To do: Copy every line from the data below in which the string "chart" can be found.

Data to use:
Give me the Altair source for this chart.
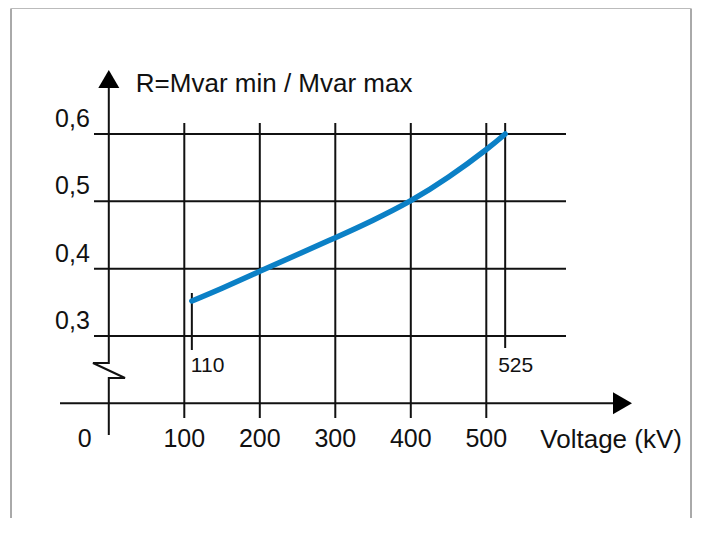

==

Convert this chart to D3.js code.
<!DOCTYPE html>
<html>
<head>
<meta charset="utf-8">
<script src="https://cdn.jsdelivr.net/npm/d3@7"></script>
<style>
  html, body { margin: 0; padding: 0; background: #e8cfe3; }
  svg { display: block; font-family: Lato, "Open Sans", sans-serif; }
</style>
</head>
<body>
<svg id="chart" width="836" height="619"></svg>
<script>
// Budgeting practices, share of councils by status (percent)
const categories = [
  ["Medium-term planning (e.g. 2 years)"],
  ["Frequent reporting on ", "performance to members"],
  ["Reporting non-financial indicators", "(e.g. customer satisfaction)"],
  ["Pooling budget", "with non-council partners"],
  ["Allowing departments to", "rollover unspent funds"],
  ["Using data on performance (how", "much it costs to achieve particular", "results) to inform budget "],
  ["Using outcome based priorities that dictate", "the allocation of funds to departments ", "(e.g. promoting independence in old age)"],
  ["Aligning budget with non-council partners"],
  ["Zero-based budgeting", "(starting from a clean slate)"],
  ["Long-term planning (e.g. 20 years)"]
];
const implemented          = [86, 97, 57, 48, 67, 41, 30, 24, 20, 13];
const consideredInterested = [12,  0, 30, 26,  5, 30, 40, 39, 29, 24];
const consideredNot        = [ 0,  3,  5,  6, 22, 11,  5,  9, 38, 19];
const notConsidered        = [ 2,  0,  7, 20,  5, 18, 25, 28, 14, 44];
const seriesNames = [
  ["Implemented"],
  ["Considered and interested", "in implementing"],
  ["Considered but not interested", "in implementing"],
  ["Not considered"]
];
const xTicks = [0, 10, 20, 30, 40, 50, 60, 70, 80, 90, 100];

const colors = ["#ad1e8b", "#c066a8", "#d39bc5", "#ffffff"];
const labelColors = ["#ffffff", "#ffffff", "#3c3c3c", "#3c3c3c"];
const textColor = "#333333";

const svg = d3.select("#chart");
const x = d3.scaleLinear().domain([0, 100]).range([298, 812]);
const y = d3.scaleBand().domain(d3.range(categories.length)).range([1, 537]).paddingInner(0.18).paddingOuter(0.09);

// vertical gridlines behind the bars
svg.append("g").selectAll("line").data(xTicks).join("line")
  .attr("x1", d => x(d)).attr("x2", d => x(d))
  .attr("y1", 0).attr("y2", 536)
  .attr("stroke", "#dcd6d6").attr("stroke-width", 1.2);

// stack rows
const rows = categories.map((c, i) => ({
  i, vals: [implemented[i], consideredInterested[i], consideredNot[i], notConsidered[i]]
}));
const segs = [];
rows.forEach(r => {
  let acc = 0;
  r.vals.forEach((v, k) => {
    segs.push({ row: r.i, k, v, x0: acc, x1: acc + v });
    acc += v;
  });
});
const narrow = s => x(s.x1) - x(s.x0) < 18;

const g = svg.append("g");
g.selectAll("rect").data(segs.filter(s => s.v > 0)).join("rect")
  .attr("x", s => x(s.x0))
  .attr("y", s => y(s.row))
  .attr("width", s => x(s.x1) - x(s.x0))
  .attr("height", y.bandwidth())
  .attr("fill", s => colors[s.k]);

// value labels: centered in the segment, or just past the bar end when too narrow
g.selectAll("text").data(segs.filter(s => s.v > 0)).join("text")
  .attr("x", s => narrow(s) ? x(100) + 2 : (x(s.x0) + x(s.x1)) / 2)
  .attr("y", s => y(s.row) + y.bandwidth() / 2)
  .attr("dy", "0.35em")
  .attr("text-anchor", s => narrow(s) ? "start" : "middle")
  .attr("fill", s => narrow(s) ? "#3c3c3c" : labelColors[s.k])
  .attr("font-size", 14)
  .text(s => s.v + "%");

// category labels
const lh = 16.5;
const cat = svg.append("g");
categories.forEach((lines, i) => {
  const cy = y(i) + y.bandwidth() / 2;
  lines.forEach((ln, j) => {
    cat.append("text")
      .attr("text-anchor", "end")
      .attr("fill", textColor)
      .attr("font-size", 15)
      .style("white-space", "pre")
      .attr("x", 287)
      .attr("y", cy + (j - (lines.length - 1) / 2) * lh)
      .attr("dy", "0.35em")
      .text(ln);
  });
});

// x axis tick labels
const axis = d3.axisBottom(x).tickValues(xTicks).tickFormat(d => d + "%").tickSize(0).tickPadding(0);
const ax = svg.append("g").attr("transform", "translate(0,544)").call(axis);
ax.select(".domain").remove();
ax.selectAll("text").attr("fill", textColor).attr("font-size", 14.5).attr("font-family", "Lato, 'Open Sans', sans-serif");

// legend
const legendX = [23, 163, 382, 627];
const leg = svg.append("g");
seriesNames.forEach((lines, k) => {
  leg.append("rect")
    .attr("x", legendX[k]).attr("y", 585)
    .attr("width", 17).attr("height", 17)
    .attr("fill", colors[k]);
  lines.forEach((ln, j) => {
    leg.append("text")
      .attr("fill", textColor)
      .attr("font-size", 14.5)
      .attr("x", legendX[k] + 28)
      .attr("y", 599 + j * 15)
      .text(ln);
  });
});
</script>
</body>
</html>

Worked solution:
Give me the Altair source for this chart.
Convert this chart to D3.js code.
<svg id="chart" width="836" height="619"></svg>
const svg = d3.select("#chart");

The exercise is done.